Log-concave Sampling from a Convex Body with a Barrier: a Robust and Unified Dikin Walk

We consider the problem of sampling from a \(d\)-dimensional log-concave distribution \(\pi(\theta) \propto \exp(-f(\theta))\) for \(L\)-Lipschitz \(f\), constrained to a convex body with an efficiently computable self-concordant barrier function, contained in a ball of radius \(R\) with a \(w\)-warm start. We propose a \emph{robust} sampling framework that computes spectral approximations to the Hessian of the barrier functions in each iteration.
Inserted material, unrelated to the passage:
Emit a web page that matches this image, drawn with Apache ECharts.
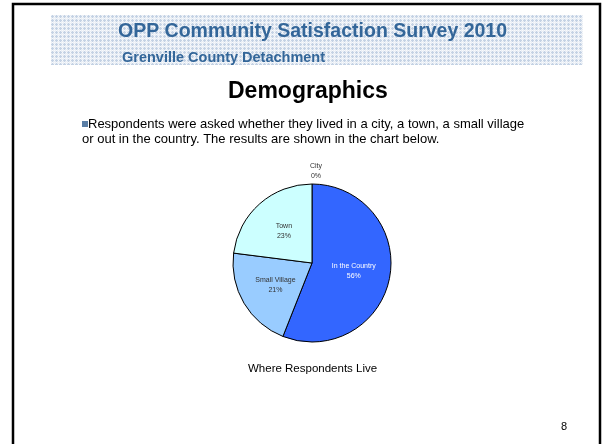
<!DOCTYPE html>
<html lang="en" style="height:100%">
<head>
    <meta charset="UTF-8">
    <title>Where Respondents Live</title>
    <script src="https://cdn.jsdelivr.net/npm/echarts@6/dist/echarts.min.js"></script>
</head>
<body style="height:100%;margin:0">
<div id="main" style="width:602px;height:444px;"></div>
<script type="text/javascript">
    // data
    var categories = ['City', 'In the Country', 'Small Village', 'Town'];
    var shares = [0, 56, 21, 23];
    var sliceColors = ['#cc99ff', '#3366ff', '#99ccff', '#ccffff'];
    var labelColors = ['#333333', '#ffffff', '#333333', '#333333'];

    // little tile for the dotted header band
    var tile = document.createElement('canvas');
    tile.width = 4; tile.height = 4;
    var tc = tile.getContext('2d');
    tc.fillStyle = '#e9eef5';
    tc.fillRect(0, 0, 4, 4);
    tc.fillStyle = '#c4d2e4';
    tc.fillRect(0, 0, 4, 1);
    tc.fillRect(0, 0, 1, 4);
    tc.fillStyle = '#f8fafc';
    tc.fillRect(2, 2, 1, 1);
    tc.fillRect(2, 0, 1, 1);
    tc.fillRect(0, 2, 1, 1);

    var myChart = echarts.init(document.getElementById('main'));
    var option = {
        backgroundColor: '#ffffff',
        textStyle: {fontFamily: 'Liberation Sans, Arial, sans-serif'},
        title: [
            {
                text: 'OPP Community Satisfaction Survey 2010',
                left: 113, top: 17,
                textStyle: {fontSize: 19.5, fontWeight: 'bold', color: '#336699', fontFamily: 'Liberation Sans'}
            },
            {
                text: 'Grenville County Detachment',
                left: 117, top: 45,
                textStyle: {fontSize: 14.5, fontWeight: 'bold', color: '#336699', fontFamily: 'Liberation Sans'}
            },
            {
                text: 'Demographics',
                left: 223, top: 75,
                textStyle: {fontSize: 23, fontWeight: 'bold', color: '#000000', fontFamily: 'Liberation Sans'}
            },
            {
                text: 'Where Respondents Live',
                left: 243, top: 358,
                textStyle: {fontSize: 11.5, fontWeight: 'normal', color: '#000000', fontFamily: 'Liberation Sans'}
            },
            {
                text: '8',
                left: 556, top: 416,
                textStyle: {fontSize: 11, fontWeight: 'normal', color: '#000000', fontFamily: 'Liberation Sans'}
            }
        ],
        graphic: [
            {
                type: 'rect', z: -10,
                shape: {x: 13, y: 4, width: 587, height: 460},
                style: {fill: '#ffffff', stroke: '#000000', lineWidth: 2.5}
            },
            {
                type: 'rect', z: -9,
                shape: {x: 51, y: 15, width: 532, height: 50},
                style: {fill: {image: tile, repeat: 'repeat'}}
            },
            {
                type: 'rect', z: -8,
                shape: {x: 82, y: 121, width: 6, height: 6},
                style: {fill: '#5b7fa6'}
            },
            {
                type: 'text', left: 88, top: 118,
                style: {
                    text: 'Respondents were asked whether they lived in a city, a town, a small village',
                    fontSize: 13, fill: '#000000', fontFamily: 'Liberation Sans'
                }
            },
            {
                type: 'text', left: 82, top: 133,
                style: {
                    text: 'or out in the country. The results are shown in the chart below.',
                    fontSize: 13, fill: '#000000', fontFamily: 'Liberation Sans'
                }
            }
        ],
        series: [
            {
                name: 'Where Respondents Live',
                type: 'pie',
                center: [312, 263],
                radius: 79,
                startAngle: 90,
                clockwise: true,
                avoidLabelOverlap: false,
                itemStyle: {borderColor: '#000000', borderWidth: 1},
                label: {
                    show: true,
                    position: 'inside',
                    fontSize: 7,
                    lineHeight: 10,
                    fontFamily: 'Liberation Sans',
                    formatter: '{b}\n{d}%'
                },
                labelLine: {show: false},
                labelLayout: function (params) {
                    // the empty slice's label sits centred above the pie
                    if (shares[params.dataIndex] === 0) {
                        return {align: 'center', dx: 9};
                    }
                },
                emphasis: {disabled: true},
                data: categories.map(function (name, i) {
                    var item = {
                        name: name,
                        value: shares[i],
                        itemStyle: {color: sliceColors[i]},
                        label: {color: labelColors[i]}
                    };
                    if (shares[i] === 0) {
                        item.label.position = 'outside';
                        item.labelLine = {show: false, length: 13, length2: 0};
                    }
                    return item;
                })
            }
        ]
    };
    myChart.setOption(option);
</script>
</body>
</html>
We prove that for polytopes that are described by \(n\) hyperplanes, sampling with the Lee-Sidford barrier function mixes within \(\widetilde O((d^2+dL^2R^2)\log(w/\delta))\) steps with a per step cost of \(\widetilde O(nd^{\omega-1})\), where \(\omega\approx 2.37\) is the fast matrix multiplication exponent. Compared to the prior work of Mangoubi and Vishnoi, our approach gives faster mixing time as we are able to design a generalized soft-threshold Dikin walk beyond log-barrier. We further extend our result to show how to sample from a \(d\)-dimensional spectrahedron, the constrained set of a semidefinite program, specified by the set \(\{x\in \mathbb{R}^d: \sum_{i=1}^d x_i A_i \succeq C \}\) where \(A_1,\ldots,A_d, C\) are \(n\times n\) real symmetric matrices. We design a walk that mixes in \(\widetilde O((nd+dL^2R^2)\log(w/\delta))\) steps with a per iteration cost of \(\widetilde O(n^\omega+n^2d^{3\omega-5})\). We improve the mixing time bound of prior best Dikin walk due to Narayanan and Rakhlin that mixes in \(\widetilde O((n^2d^3+n^2dL^2R^2)\log(w/\delta))\) steps.